CLEMSON — The Clemson University board of trustees adopted the recommendations made by the task force on the history of Clemson Friday. The task force was appointed to develop a comprehensive set of actionable recommendations for how Clemson can better tell the university’s complete history.

The report (http://media.clemson.edu/bot/documents/clemsonhistoryTF-final-020416.pdf) recommends short-, medium- and long-term strategies based on input solicited and received from faculty, staff, students, alumni and other key community stakeholders throughout fall 2015.

The process began with the launch of a dedicated website where members of the Clemson family and community had an opportunity to submit their opinions and feedback, and almost 200 submissions were received. In addition to comments submitted through the website and through hard copy letters, members of the task force and administration held a series of in-person meetings with key stakeholders including the Faculty Senate, Alumni Association, Clemson Black Alumni Council, Board of Visitors, University Foundation, Diversity Advisory Council, Faculty Senate, Graduate Student Government, Staff Senate, Undergraduate Student Government, the university’s history department and university history experts.

According to the report, the following recommendations are intended to tell the complete, though imperfect, story of Clemson — beyond renaming historical campus buildings, such as Tillman Hall, in which the authority rests solely with the South Carolina General Assembly.

Among the task force’s recommendations are:

  • Updating biographies of founders and other historical figures
  • Placing more historical markers across campus
  • Improving signage on historical buildings
  • Creating a dedicated history website and social media accounts
  • Establishing a Clemson history week
  • Developing an elective course on Clemson’s history
  • Establishing a center or museum dedicated to university history and culture

“We are extremely grateful to everyone who participated in this process and offered their ideas and insights,” said task force chair David H. Wilkins. “The input has been thoughtful and substantive, and these recommendations are ambitious yet achievable… meaningful yet practical.”

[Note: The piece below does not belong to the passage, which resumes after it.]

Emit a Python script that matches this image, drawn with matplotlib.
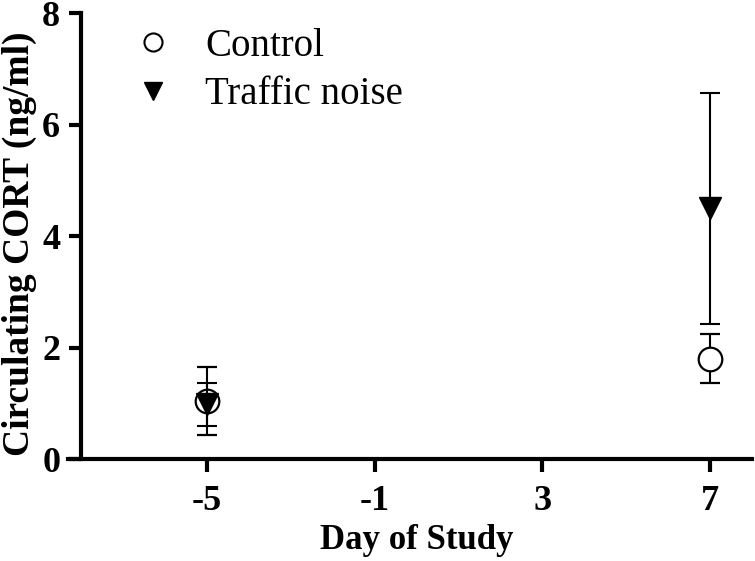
import matplotlib
matplotlib.use("Agg")
import matplotlib.pyplot as plt
from matplotlib.lines import Line2D

plt.rcParams["font.family"] = "Liberation Serif"
plt.rcParams["axes.unicode_minus"] = False

days = [-5, 7]
control_mean = [1.05, 1.80]
control_sem = [0.61, 0.44]
traffic_mean = [0.98, 4.50]
traffic_sem = [0.39, 2.07]

fig = plt.figure(figsize=(7.55, 5.61), dpi=100)
ax = fig.add_axes([0.1073, 0.1818, 0.8887, 0.7942])

ax.errorbar(days, control_mean, yerr=control_sem, fmt="o", color="black",
            mfc="white", mec="black", ms=17, mew=1.6, elinewidth=1.5,
            capsize=7.5, capthick=1.5, zorder=2)
ax.errorbar(days, traffic_mean, yerr=traffic_sem, fmt="v", color="black",
            ms=16, elinewidth=1.5, capsize=7.5, capthick=1.5, zorder=3)

ax.set_xlim(-8, 8)
ax.set_ylim(0, 8)
ax.set_xticks([-5, -1, 3, 7])
ax.set_yticks([0, 2, 4, 6, 8])
ax.spines["top"].set_visible(False)
ax.spines["right"].set_visible(False)
for s in ["left", "bottom"]:
    ax.spines[s].set_linewidth(3)
ax.spines["bottom"].set_bounds(-8.3, 8)
ax.tick_params(width=3, length=9, labelsize=26, pad=6)
ax.tick_params(axis="x", pad=10)
for t in ax.get_xticklabels() + ax.get_yticklabels():
    t.set_fontweight("bold")

ax.set_xlabel("Day of Study", fontsize=25, fontweight="bold", labelpad=4)
ax.set_ylabel("Circulating CORT (ng/ml)", fontsize=27, fontweight="bold")
ax.yaxis.set_label_coords(-0.066, 0.484)

handles = [Line2D([], [], ls="none", marker="o", mfc="white", mec="black", ms=13, mew=1.5),
           Line2D([], [], ls="none", marker="v", color="black", ms=13)]
ax.legend(handles, ["Control", "Traffic noise"], loc="upper left",
          bbox_to_anchor=(0.011, 1.047), frameon=False, fontsize=28,
          handletextpad=0.6, labelspacing=0.3, handlelength=1.5)

fig.savefig("out.png", dpi=100)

Smyth McKissick, chairman of the Clemson board, called the work of the task force “important and transformative.” McKissick continued, “I believe it will continue to serve Clemson for generations to come.”

McKissick noted that while these recommendations mark the end of task force’s work, “This is only the beginning — not the end — of the process to tell the complete history of Clemson University.”

Responsibility for implementation now falls to university President James P. Clements, with the board maintaining final authority through regular updates and approvals of specific projects.

“We look forward to getting started and turning these ideas into reality,” Clements said. “We will continue to engage students, faculty, staff and other stakeholders in specific projects going forward.”